伊東氏:多くの人が、東京を中心とした「真ん中」を想像しますが、私はそうではないと思っています。どこにいても、そこで暮らす人が誇りを持ち、自分たちのいる場所を「真ん中」だと感じられるようにしたい。その「自信」をつくるのが、私たち税理士の役割です。
——それは、税理士だからこそ届く言葉でもありますね。
伊東氏: 日本の企業の99%以上が中小企業で、そのほとんどに税理士が関わっています。だからこそ、税理士が変われば、地域も変わる。都市の夜景ではなく、地方の家々が灯す小さな光が、全体を照らすような未来をつくりたいんです。
「すべてを糧に、動き続けること」が可能性をつくる
—— では最後に、読者とfreee Advisor Dayの参加者へのメッセージをお願いします。
伊東氏: 私の経験は特別ではありません。きっと苦しい環境にいた人、そして今まさにその環境にいる人もいるでしょう。
でも、一つだけ伝えたいのは、どんなに苦しい経験も、前に進み続ける限り必ず糧になるということ。止まらずに探索し続ける限り、必ず道は開ける。
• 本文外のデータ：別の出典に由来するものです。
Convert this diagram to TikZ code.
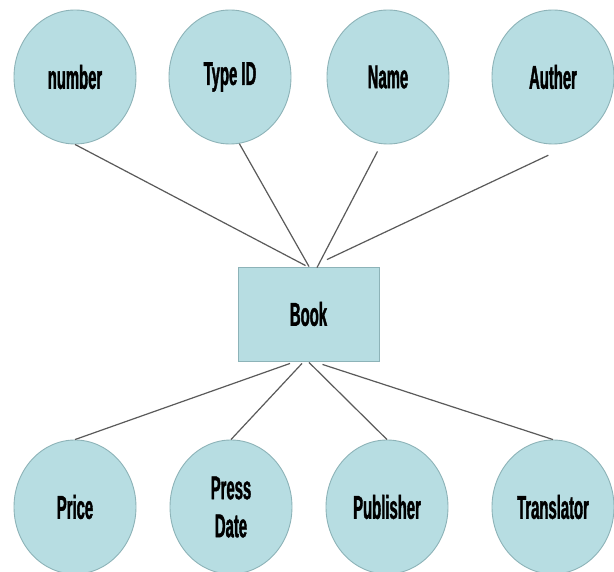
\documentclass[tikz,border=0pt]{standalone}
\usepackage{fontspec}
\setmainfont{Liberation Sans}[FakeStretch=0.45,BoldFeatures={FakeBold=1.2}]
\usetikzlibrary{shapes.geometric}
\definecolor{attrfill}{HTML}{B7DDE2}
\definecolor{attrline}{HTML}{8DB3B8}
\definecolor{conn}{HTML}{5A5A5A}
\tikzset{
  attr/.style={ellipse, draw=attrline, line width=0.9pt, fill=attrfill,
    minimum width=122pt, minimum height=134pt, inner sep=0pt,
    font=\fontsize{33}{38}\selectfont\bfseries, text=black, align=center},
  entity/.style={rectangle, draw=attrline, line width=0.9pt, fill=attrfill,
    minimum width=141pt, minimum height=94pt, inner sep=0pt,
    font=\fontsize{33}{38}\selectfont\bfseries, text=black},
  link/.style={draw=conn, line width=1.2pt}
}
\begin{document}
\begin{tikzpicture}[x=1pt,y=-1pt]
\useasboundingbox (0,0) rectangle (614,572);
\fill[white] (0,0) rectangle (614,572);
% attributes top
\node[attr] (number) at (75,77) {number};
\node[attr] (typeid) at (230,77) {Type ID};
\node[attr] (name) at (388,77) {Name};
\node[attr] (auther) at (553,77) {Auther};
% entity
\node[entity] (book) at (308.5,314) {Book};
% attributes bottom
\node[attr] (price) at (75,507) {Price};
\node[attr] (pressdate) at (231,507) {Press\\Date};
\node[attr] (publisher) at (387,507) {Publisher};
\node[attr] (translator) at (553,507) {Translator};
% connector end points
\coordinate (t1) at ([xshift=-3pt,yshift=1pt]book.north);
\coordinate (t2) at ([xshift=0.5pt]book.north);
\coordinate (t3) at ([xshift=8.5pt,yshift=-1pt]book.north);
\coordinate (t4) at ([xshift=18.5pt,yshift=7pt]book.north);
\coordinate (nameend) at ([yshift=-8pt]name.-99);
\coordinate (authend) at ([yshift=-11pt]auther.-94);
\coordinate (b1) at ([xshift=-18.5pt,yshift=-2pt]book.south);
\coordinate (b2) at ([xshift=-6.5pt,yshift=-2pt]book.south);
\coordinate (b3) at ([xshift=0.5pt,yshift=-1pt]book.south);
\coordinate (b4) at ([xshift=14pt,yshift=-3pt]book.south);
% connectors
\draw[link] (number.south) -- (t1);
\draw[link] (typeid.-82) -- (t2);
\draw[link] (nameend) -- (t3);
\draw[link] (authend) -- (t4);
\draw[link] (b1) -- (price.north);
\draw[link] (b2) -- (pressdate.north);
\draw[link] (b3) -- (publisher.north);
\draw[link] (b4) -- (translator.north);
\end{tikzpicture}
\end{document}
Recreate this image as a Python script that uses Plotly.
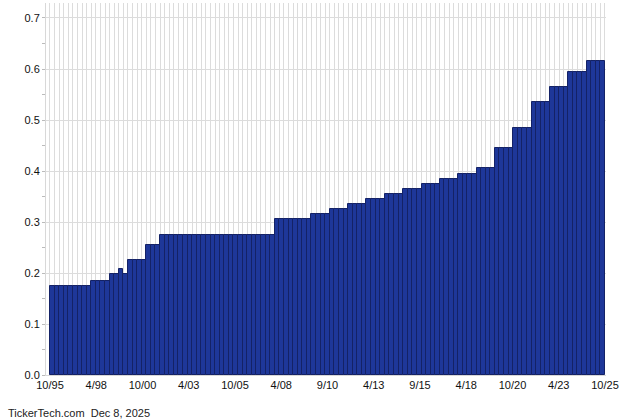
import plotly.graph_objects as go

# Quarterly dividend per share, 10/95 .. 10/25
dividends = [
    0.175, 0.175, 0.175, 0.175, 0.175, 0.175, 0.175, 0.175, 0.175,
    0.185, 0.185, 0.185, 0.185,
    0.1975, 0.1975, 0.2075, 0.1975,
    0.225, 0.225, 0.225, 0.225,
    0.255, 0.255, 0.255,
    0.275, 0.275, 0.275, 0.275, 0.275, 0.275, 0.275, 0.275, 0.275, 0.275,
    0.275, 0.275, 0.275, 0.275, 0.275, 0.275, 0.275, 0.275, 0.275, 0.275,
    0.275, 0.275, 0.275, 0.275, 0.275,
    0.305, 0.305, 0.305, 0.305, 0.305, 0.305, 0.305, 0.305,
    0.315, 0.315, 0.315, 0.315,
    0.325, 0.325, 0.325, 0.325,
    0.335, 0.335, 0.335, 0.335,
    0.345, 0.345, 0.345, 0.345,
    0.355, 0.355, 0.355, 0.355,
    0.365, 0.365, 0.365, 0.365,
    0.375, 0.375, 0.375, 0.375,
    0.385, 0.385, 0.385, 0.385,
    0.395, 0.395, 0.395, 0.395,
    0.405, 0.405, 0.405, 0.405,
    0.445, 0.445, 0.445, 0.445,
    0.485, 0.485, 0.485, 0.485,
    0.535, 0.535, 0.535, 0.535,
    0.565, 0.565, 0.565, 0.565,
    0.595, 0.595, 0.595, 0.595,
    0.615, 0.615, 0.615, 0.615,
]
tick_labels = ["10/95", "4/98", "10/00", "4/03", "10/05", "4/08", "9/10",
               "4/13", "9/15", "4/18", "10/20", "4/23", "10/25"]

n = len(dividends)
x = list(range(n))
# labels run from the left edge of the first bar to the right edge of the last
step = n / (len(tick_labels) - 1)
tick_pos = [-0.5 + i * step for i in range(len(tick_labels))]

fig = go.Figure(go.Bar(
    x=x,
    y=dividends,
    marker=dict(color='#1e3799', line=dict(color='#142266', width=1)),
    hovertemplate='%{y:.4f}<extra></extra>'
))

fig.update_layout(
    width=640,
    height=420,
    margin=dict(l=46, r=34, t=3, b=45),
    paper_bgcolor='white',
    plot_bgcolor='white',
    bargap=0,
    showlegend=False,
    font=dict(family='Liberation Sans, Arial, sans-serif', size=11, color='#111'),
    xaxis=dict(
        range=[-1.37, n - 0.28],
        tickmode='array',
        tickvals=tick_pos,
        ticktext=tick_labels,
        showgrid=False,
        ticks='',
        showline=True,
        linecolor='#d8d8d8',
        linewidth=1,
        zeroline=False,
        minor=dict(tickmode='linear', tick0=-0.5, dtick=1, showgrid=True,
                   gridcolor='#dcdcdc', gridwidth=1, ticks=''),
    ),
    yaxis=dict(
        range=[0, 0.7294],
        dtick=0.1,
        tickformat='.1f',
        showgrid=True,
        gridcolor='#dcdcdc',
        gridwidth=1,
        ticks='outside',
        ticklen=3,
        tickcolor='#bbbbbb',
        zeroline=False,
        showline=True,
        linecolor='#d8d8d8',
        minor=dict(dtick=0.05, ticks='outside', ticklen=3, tickcolor='#bbbbbb'),
    ),
    annotations=[dict(
        text='TickerTech.com  Dec 8, 2025',
        xref='paper', yref='paper',
        x=-0.072, y=-0.102,
        xanchor='left', yanchor='middle',
        showarrow=False,
        font=dict(size=11, color='#222'),
    )],
)

# drop the browser's default body margin so the figure sits at the window corner
fig.write_html("out.html", config={'displayModeBar': False},
               post_script="document.body.style.margin='0';")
これは自信をもって伝えられます。
今回はfreeeさんとの連動企画ということなので、freeeさんにも少し触れさせてください。
私は、freeeさんのような企業が地方に新しい価値感を持ち込んでくれることは大歓迎ですし、私たちはその現場での導入や実践に貢献できる立場にあります。私は「現場で語れる税理士」として、実際に使い、伝え、仲間を増やすことを大切にしています。
競争ではなく共創です。現場でできることを、誠実にやり続け、大げさかもしれないけれどこの国の未来を少しでも、より良いものにしたい。
fADは、新しい発想や仲間に出会える「探索の場」です。どうか一歩を踏み出し、自分自身の「ど真ん中」を見つける旅に出てみてください。そこに、地域や仲間とつながる新しい未来が待っているはずです。
先生のご紹介
伊東 稔人 [ITO NARUHITO]
略歴:税理士法人ISJを経営する税理士。大学時代にバーテンダーとして働きながら、親の自己破産を機に「絶対にお金持ちになりたい」という思いを抱く。弁護士を目指す中で出会った税理士の「営業力があり、人と長く付き合えるストックビジネス」という言葉に感銘を受け、税理士の道を志す。独立後、会計ソフトの刷新や、大量離職という困難を乗り越え、現在は「地方を日本のど真ん中に」をミッションに掲げ、地域の中小企業支援に尽力している。